• _Written instruction_
Check every line of the entries for "matplotlib", and copy the lines that hold it.

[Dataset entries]
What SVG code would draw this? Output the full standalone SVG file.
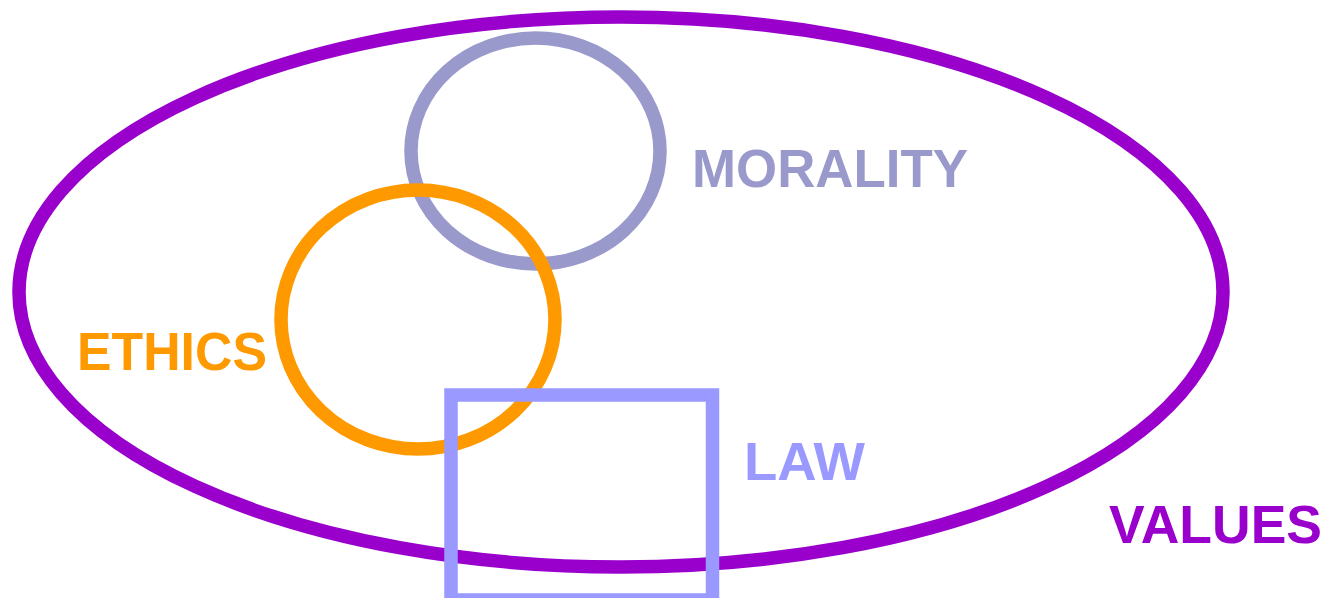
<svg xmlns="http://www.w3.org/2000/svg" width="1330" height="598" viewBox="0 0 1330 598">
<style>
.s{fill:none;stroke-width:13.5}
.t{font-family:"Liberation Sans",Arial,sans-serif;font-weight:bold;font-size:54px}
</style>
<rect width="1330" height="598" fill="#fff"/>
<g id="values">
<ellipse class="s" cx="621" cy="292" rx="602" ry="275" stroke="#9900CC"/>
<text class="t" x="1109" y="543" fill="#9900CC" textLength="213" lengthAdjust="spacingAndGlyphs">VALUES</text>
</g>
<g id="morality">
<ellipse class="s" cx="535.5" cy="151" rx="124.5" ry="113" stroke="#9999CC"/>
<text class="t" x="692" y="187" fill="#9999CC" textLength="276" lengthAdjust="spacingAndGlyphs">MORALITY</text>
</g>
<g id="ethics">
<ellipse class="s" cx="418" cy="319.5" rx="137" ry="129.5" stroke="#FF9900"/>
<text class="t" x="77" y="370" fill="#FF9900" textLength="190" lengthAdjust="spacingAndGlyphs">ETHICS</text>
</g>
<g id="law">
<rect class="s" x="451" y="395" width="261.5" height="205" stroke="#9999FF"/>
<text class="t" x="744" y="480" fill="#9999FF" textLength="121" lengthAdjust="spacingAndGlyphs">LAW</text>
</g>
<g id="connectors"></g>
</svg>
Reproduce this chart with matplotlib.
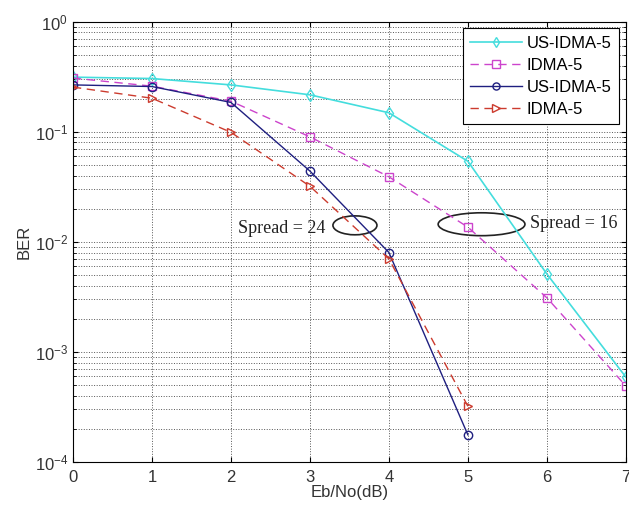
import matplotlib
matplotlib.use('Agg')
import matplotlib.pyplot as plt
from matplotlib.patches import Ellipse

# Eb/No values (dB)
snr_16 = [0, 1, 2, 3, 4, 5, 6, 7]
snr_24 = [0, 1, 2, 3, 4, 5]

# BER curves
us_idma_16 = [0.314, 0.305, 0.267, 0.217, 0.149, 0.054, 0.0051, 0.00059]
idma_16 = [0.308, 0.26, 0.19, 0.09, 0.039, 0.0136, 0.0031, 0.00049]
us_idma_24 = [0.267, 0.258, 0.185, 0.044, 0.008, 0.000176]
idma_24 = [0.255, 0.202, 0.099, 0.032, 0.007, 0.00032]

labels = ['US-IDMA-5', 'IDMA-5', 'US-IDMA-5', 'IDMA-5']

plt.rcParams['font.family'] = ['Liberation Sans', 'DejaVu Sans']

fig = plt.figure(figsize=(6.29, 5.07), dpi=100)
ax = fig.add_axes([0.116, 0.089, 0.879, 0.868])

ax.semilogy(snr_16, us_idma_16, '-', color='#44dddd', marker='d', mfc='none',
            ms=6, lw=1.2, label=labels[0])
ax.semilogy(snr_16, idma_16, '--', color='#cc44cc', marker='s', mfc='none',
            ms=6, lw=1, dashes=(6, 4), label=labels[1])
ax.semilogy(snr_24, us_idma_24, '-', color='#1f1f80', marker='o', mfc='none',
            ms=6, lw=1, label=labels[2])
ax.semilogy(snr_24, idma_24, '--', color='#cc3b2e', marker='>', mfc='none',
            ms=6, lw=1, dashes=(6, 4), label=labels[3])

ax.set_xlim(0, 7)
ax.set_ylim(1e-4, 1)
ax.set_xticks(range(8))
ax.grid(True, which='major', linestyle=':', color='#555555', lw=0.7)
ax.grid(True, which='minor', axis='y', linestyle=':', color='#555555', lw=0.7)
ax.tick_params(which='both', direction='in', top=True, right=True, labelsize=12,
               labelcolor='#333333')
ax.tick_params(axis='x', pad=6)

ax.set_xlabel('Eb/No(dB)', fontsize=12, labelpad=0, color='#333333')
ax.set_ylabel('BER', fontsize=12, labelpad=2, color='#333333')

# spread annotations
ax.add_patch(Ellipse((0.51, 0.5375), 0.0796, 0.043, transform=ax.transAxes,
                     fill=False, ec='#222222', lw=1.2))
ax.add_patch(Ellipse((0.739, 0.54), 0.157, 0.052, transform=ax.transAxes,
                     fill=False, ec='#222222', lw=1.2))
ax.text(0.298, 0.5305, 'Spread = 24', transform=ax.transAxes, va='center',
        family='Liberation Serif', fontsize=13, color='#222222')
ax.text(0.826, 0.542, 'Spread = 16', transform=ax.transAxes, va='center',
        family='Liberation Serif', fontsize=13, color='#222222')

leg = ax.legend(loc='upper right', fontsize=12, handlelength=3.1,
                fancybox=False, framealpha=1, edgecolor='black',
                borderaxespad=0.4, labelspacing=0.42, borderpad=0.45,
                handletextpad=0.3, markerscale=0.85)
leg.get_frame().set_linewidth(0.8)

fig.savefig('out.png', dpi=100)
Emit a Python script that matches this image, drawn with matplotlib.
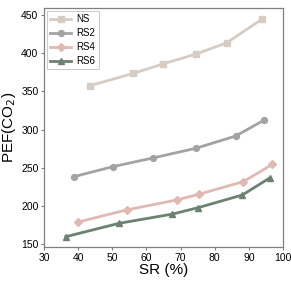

• _Right answer_
Reproduce this chart with matplotlib.
import matplotlib
matplotlib.use('Agg')
import matplotlib.pyplot as plt
from matplotlib.patches import Ellipse
Emit a Python script that matches this image, drawn with matplotlib.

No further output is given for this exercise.